Creating Empires

Sarasota’s Clockwork Home Services has made millions selling home repair concepts and helping franchisees and clients improve customer service, profitability and efficiency
Today, James Abrams is president and chief executive of Clockwork Home Services, a company whose offices fill most of the ninth floor at Five Points Plaza and whose employees franchise a trio of home repair concepts throughout the United States and Canada.
Clockwork and its franchisees grossed $480 million last year.
But there was a time in the late 1960s when Abrams was a Detroit schoolteacher who took the 247 pounds overloading his 6-foot-2-inch frame and huffed it over to a local Weight Watchers.
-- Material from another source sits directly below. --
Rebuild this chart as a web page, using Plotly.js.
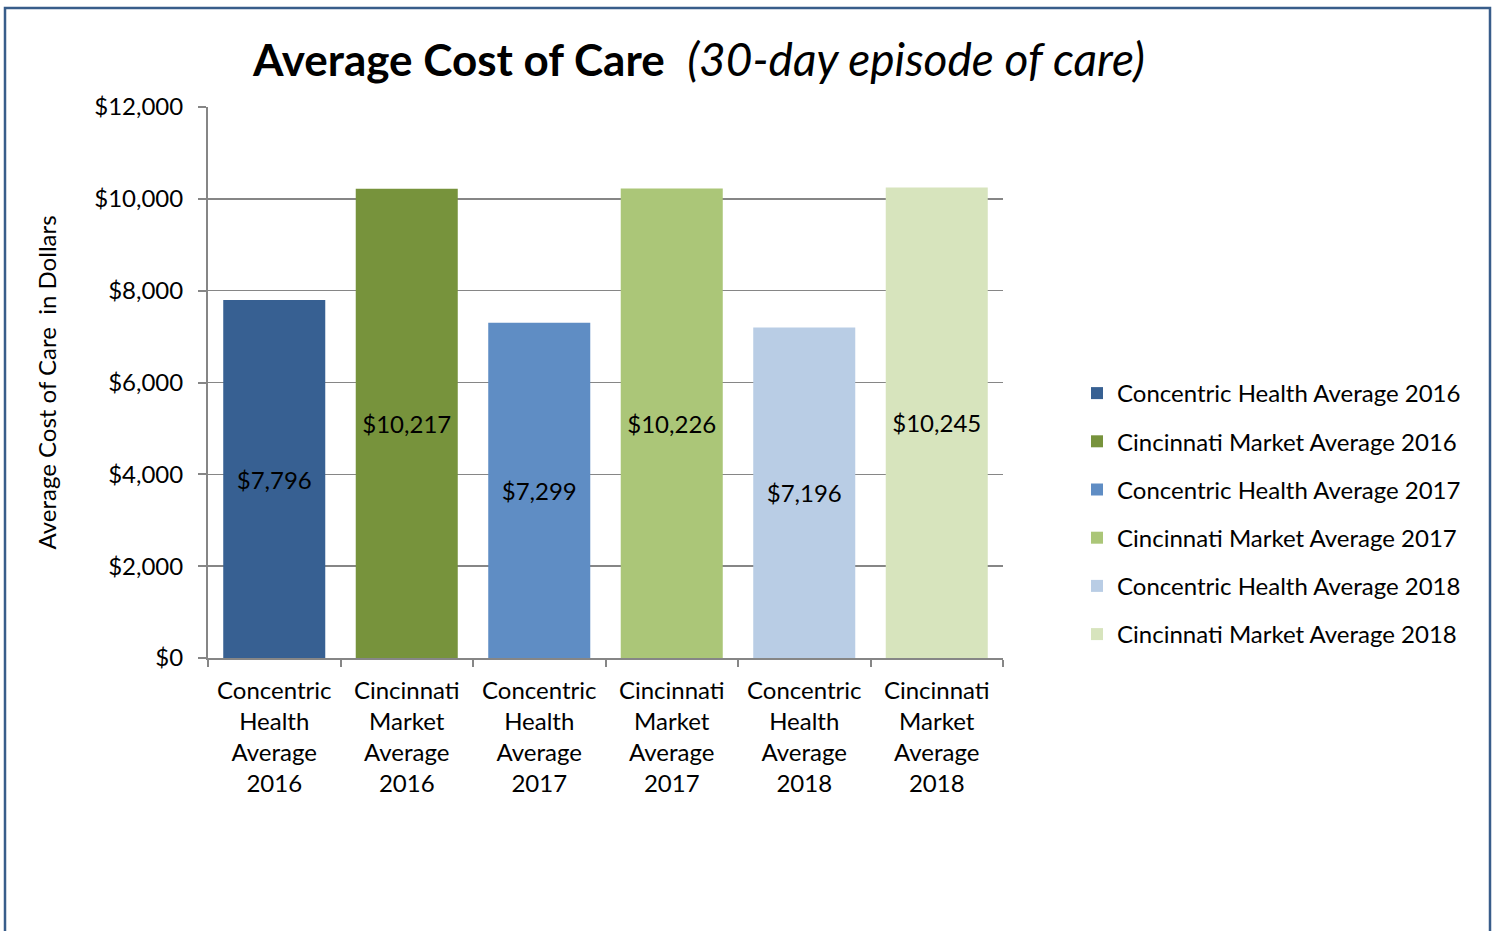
<!DOCTYPE html>
<html>
<head>
<meta charset="utf-8">
<script src="https://cdn.plot.ly/plotly-3.0.1.min.js"></script>
<style>
html,body{margin:0;padding:0;background:#fff;}
#chart{width:1494px;height:931px;}
</style>
</head>
<body>
<div id="chart"></div>
<script>
const seriesNames = [
  "Concentric Health Average 2016",
  "Cincinnati Market Average 2016",
  "Concentric Health Average 2017",
  "Cincinnati Market Average 2017",
  "Concentric Health Average 2018",
  "Cincinnati Market Average 2018"
];
const categoryLabels = [
  "Concentric<br>Health<br>Average<br>2016",
  "Cincinnati<br>Market<br>Average<br>2016",
  "Concentric<br>Health<br>Average<br>2017",
  "Cincinnati<br>Market<br>Average<br>2017",
  "Concentric<br>Health<br>Average<br>2018",
  "Cincinnati<br>Market<br>Average<br>2018"
];
const values = [7796, 10217, 7299, 10226, 7196, 10245];
const colors = ["#376092", "#77933C", "#5F8DC4", "#ABC678", "#B9CDE5", "#D7E4BD"];
const yTickVals = [0, 2000, 4000, 6000, 8000, 10000, 12000];
const yTickText = ["$0", "$2,000", "$4,000", "$6,000", "$8,000", "$10,000", "$12,000"];

const FONT = "Lato, 'Liberation Sans', sans-serif";
const FS = 24;

const traces = seriesNames.map((name, i) => ({
  type: "bar",
  name: name,
  x: [categoryLabels[i]],
  y: [values[i]],
  marker: {color: colors[i], line: {width: 0}},
  text: ["$" + values[i].toLocaleString("en-US")],
  textposition: "inside",
  insidetextanchor: "middle",
  textangle: 0,
  textfont: {family: FONT, size: FS, color: "#000"},
  legendgroup: "g" + i,
  hoverinfo: "name+y"
}));

const layout = {
  width: 1494,
  height: 931,
  paper_bgcolor: "#fff",
  plot_bgcolor: "#fff",
  margin: {l: 208, r: 491, t: 107, b: 273, pad: 0},
  barmode: "overlay",
  bargap: 0.23,
  showlegend: true,
  font: {family: FONT, size: FS, color: "#000"},
  title: {
    text: "<b>Average Cost of Care</b>  <i><span style=\"font-size:46px\">(30-day episode of care)</span></i>",
    font: {family: FONT, size: 44, color: "#000"},
    x: 699 / 1494, xanchor: "center", xref: "container",
    y: 0.935, yanchor: "middle", yref: "container"
  },
  xaxis: {
    type: "category",
    categoryorder: "array",
    categoryarray: categoryLabels,
    showline: true, linecolor: "#868686", linewidth: 2,
    ticks: "outside", tickson: "boundaries", ticklen: 7, tickcolor: "#868686", tickwidth: 2,
    tickfont: {family: FONT, size: FS, color: "#000"},
    ticklabelstandoff: 10,
    showgrid: false,
    zeroline: false,
    fixedrange: true
  },
  yaxis: {
    range: [0, 12000],
    tickvals: yTickVals,
    ticktext: yTickText,
    showline: true, linecolor: "#868686", linewidth: 2,
    ticks: "outside", ticklen: 8, tickcolor: "#868686", tickwidth: 2,
    showgrid: true, gridcolor: "#868686", gridwidth: 1.5,
    zeroline: false,
    tickfont: {family: FONT, size: FS, color: "#000"},
    ticklabelstandoff: 10,
    title: {text: "Average Cost of Care  in Dollars", font: {family: FONT, size: FS, color: "#000"}, standoff: 31},
    fixedrange: true
  },
  legend: {
    x: (1077 - 208) / 795, xanchor: "left",
    y: (658 - 514) / 551, yanchor: "middle",
    font: {family: FONT, size: FS, color: "#000"},
    traceorder: "grouped",
    tracegroupgap: 14,
    itemwidth: 30,
    bgcolor: "rgba(0,0,0,0)"
  },
  shapes: [{
    type: "rect", xref: "paper", yref: "paper",
    x0: (5 - 208) / 795, x1: (1490 - 208) / 795,
    y0: (658 - 960) / 551, y1: (658 - 8) / 551,
    line: {color: "#385D8A", width: 2.5},
    fillcolor: "rgba(0,0,0,0)",
    layer: "above"
  }]
};

Plotly.newPlot("chart", traces, layout, {displayModeBar: false, staticPlot: true});
</script>
</body>
</html>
He dropped to 170 and became such a believer in the franchised weight-control concept that he went to work for the owners.
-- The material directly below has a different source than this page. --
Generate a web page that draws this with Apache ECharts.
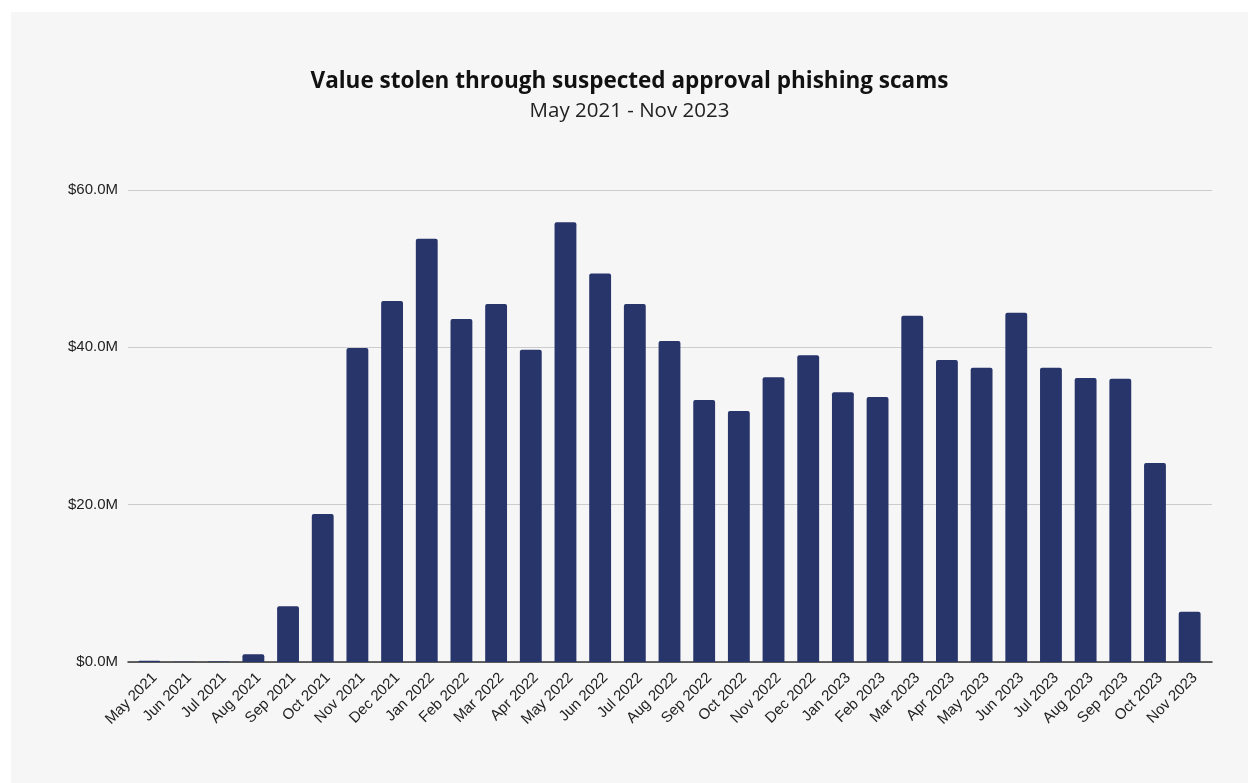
<!DOCTYPE html>
<html><head><meta charset="utf-8">
<script src="https://cdn.jsdelivr.net/npm/echarts@6/dist/echarts.min.js"></script>
<style>
html,body{margin:0;padding:0;background:#ffffff;}
#c{position:absolute;left:11px;top:12px;width:1237px;height:771px;background:#f6f6f6;}
</style></head><body>
<div id="c"></div>
<script>
const categories = ["May 2021","Jun 2021","Jul 2021","Aug 2021","Sep 2021","Oct 2021","Nov 2021","Dec 2021","Jan 2022","Feb 2022","Mar 2022","Apr 2022","May 2022","Jun 2022","Jul 2022","Aug 2022","Sep 2022","Oct 2022","Nov 2022","Dec 2022","Jan 2023","Feb 2023","Mar 2023","Apr 2023","May 2023","Jun 2023","Jul 2023","Aug 2023","Sep 2023","Oct 2023","Nov 2023"];
const valuesM = [0.15,0.03,0.05,1.0,7.1,18.8,39.9,45.9,53.8,43.6,45.5,39.7,55.9,49.4,45.5,40.8,33.3,31.9,36.2,39.0,34.3,33.7,44.0,38.4,37.4,44.4,37.4,36.1,36.0,25.3,6.4];
const yTicks = [0,20,40,60];
const titleText = "Value stolen through suspected approval phishing scams";
const subtitleText = "May 2021 - Nov 2023";

const yMin = yTicks[0], yMax = yTicks[yTicks.length-1];
const chart = echarts.init(document.getElementById('c'), null, {renderer:'canvas'});
chart.setOption({
  backgroundColor:'#f6f6f6',
  animation:false,
  title:{
    text:titleText, subtext:subtitleText, left:'center', top:53, itemGap:8,
    textStyle:{fontFamily:'Open Sans',fontWeight:'bold',fontSize:22.5,color:'#111'},
    subtextStyle:{fontFamily:'Open Sans',fontSize:20.5,color:'#222'}
  },
  grid:[
    {left:117,right:36,top:178,bottom:121,containLabel:false},
    {left:121,right:41,top:178,bottom:121,containLabel:false}
  ],
  xAxis:[
    {gridIndex:0,type:'category',data:['a'],
     axisLine:{lineStyle:{color:'#333',width:1.5}},axisTick:{show:false},axisLabel:{show:false}},
    {gridIndex:1,type:'category',data:categories,
     axisLine:{show:false},axisTick:{show:false},
     axisLabel:{rotate:45,interval:0,fontFamily:'Liberation Sans',fontSize:15,color:'#222',margin:8,verticalAlign:'top'}}
  ],
  yAxis:[
    {gridIndex:0,type:'value',min:yMin,max:yMax,interval:20,
     axisLine:{show:false},axisTick:{show:false},
     splitLine:{lineStyle:{color:'#cccccc',width:1}},
     axisLabel:{fontFamily:'Liberation Sans',fontSize:15,color:'#222',margin:10,
       formatter:v=>'$'+v.toFixed(1)+'M'}},
    {gridIndex:1,type:'value',min:yMin,max:yMax,interval:20,show:false,splitLine:{show:false}}
  ],
  series:[{
    type:'bar', xAxisIndex:1, yAxisIndex:1, data:valuesM, barWidth:'63%',
    itemStyle:{color:'#27356b',borderRadius:[2,2,0,0]}
  }]
});
</script></body></html>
As Abrams kept his weight down, he helped expand the Detroit franchise into the largest one in the world with some 8,700 customers — a week.
In 1975, he left Weight Watchers for a new challenge at Trane, the heating and air conditioning company, as an entry-level salesman. By the end of the decade, he was the company’s national residential sales manager.
His next challenge came in 1981. Abrams started Home Energy Savers in St. Louis and in a handful of years expanded it (renamed “Service Experts”) into the largest home air-conditioning company in the country with $786 million in annual gross sales.
A cold and dreary Missouri winter in 1988 drove him to Sarasota, where the sun was shining. In Southwest Florida, he bought longtime Sarasota air-conditioning company Air Comfort.
After eight years of commuting between Florida and Missouri, Abrams took both companies public in 1996.